Granted, a named entity is easier to understand but it's a moot point because it creates the wrong string.

JSON

Much the same applies to JSON. My heart always sinks when I see JSON data like this:

    [
      {
        "name": "Th&eacute;r&egrave;se"
      },
      ...
    ]

Why are there HTML entities lurking in the data? Most likely this can be traced back to a character encoding issue that was bodged into submission using HTML entities rather than fixing it properly. Somewhere, something needed setting to UTF-8 but instead we get this travesty.

Improperly encoded data like this makes implementing client-side searching really tricky. Some serious hoop-jumping is going to be required to ensure searches for cut or rave don't match and searches for Thérèse do. Searching is difficult enough as it is with Unicode equivalence, case-sensitivity, accents and locales to consider without having to handle nonsensical HTML entities.

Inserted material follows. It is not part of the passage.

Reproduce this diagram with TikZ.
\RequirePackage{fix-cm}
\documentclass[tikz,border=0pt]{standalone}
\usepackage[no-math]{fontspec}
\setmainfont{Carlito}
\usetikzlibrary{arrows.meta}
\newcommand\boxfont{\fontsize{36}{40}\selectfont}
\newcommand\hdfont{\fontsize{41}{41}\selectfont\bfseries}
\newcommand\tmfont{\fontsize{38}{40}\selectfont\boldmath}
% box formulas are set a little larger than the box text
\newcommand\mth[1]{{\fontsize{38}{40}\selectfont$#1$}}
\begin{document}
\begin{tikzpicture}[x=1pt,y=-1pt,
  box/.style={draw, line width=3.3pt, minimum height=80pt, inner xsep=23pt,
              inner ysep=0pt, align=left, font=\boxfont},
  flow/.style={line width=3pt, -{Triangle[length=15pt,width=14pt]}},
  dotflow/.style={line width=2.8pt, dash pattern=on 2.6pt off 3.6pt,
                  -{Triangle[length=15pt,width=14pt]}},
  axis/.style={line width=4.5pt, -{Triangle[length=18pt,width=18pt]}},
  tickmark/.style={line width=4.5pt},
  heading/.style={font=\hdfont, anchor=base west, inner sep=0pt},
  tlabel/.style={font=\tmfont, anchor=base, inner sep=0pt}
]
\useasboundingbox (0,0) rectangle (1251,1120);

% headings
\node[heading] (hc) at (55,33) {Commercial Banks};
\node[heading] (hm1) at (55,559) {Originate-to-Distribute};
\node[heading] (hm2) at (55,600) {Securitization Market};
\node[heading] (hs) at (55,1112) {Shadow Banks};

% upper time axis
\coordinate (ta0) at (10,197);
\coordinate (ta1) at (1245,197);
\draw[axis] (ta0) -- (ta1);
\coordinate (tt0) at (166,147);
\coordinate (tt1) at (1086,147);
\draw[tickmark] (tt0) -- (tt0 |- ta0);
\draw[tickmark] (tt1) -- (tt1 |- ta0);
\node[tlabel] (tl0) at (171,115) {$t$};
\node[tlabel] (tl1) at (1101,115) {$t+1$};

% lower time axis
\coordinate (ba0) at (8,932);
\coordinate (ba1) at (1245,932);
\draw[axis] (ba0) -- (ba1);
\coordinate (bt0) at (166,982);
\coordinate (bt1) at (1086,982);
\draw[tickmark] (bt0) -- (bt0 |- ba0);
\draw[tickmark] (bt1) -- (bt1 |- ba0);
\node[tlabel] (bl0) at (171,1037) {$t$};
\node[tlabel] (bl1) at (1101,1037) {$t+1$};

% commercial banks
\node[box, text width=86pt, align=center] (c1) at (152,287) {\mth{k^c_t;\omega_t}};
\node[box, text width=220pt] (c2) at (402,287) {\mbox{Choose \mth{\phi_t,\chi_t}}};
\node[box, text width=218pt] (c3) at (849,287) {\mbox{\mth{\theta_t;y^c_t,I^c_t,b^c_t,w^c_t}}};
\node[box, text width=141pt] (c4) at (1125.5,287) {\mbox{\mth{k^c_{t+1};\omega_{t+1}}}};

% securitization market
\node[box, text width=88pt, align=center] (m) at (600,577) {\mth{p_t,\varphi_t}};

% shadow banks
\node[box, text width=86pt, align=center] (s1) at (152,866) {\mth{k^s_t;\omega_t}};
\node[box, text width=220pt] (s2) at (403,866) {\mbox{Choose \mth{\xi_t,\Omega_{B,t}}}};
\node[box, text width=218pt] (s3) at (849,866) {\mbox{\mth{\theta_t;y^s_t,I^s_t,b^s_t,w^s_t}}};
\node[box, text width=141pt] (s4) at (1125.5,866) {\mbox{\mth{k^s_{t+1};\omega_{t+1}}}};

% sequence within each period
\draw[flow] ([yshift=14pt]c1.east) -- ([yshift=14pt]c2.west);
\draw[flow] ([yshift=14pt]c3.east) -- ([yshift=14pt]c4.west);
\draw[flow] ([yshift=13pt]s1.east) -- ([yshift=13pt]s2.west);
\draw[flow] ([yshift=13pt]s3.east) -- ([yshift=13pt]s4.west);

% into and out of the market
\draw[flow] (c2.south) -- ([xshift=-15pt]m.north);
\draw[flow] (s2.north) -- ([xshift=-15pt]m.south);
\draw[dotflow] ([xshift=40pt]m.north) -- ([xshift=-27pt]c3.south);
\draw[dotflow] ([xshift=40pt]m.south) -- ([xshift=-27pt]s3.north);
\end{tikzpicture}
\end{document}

JSON supports the same \uXXXX escaping notation as JavaScript:

    [
      {
        "name": "Th\u00e9r\u00e8se"
      },
      ...
    ]

In practice you're probably using a standard JSON library and it may not support escaping those characters. It shouldn't matter. JSON is expected to be transferred in UTF-8 so you just need to get all your streams, pipes and channels configured correctly and all will be well.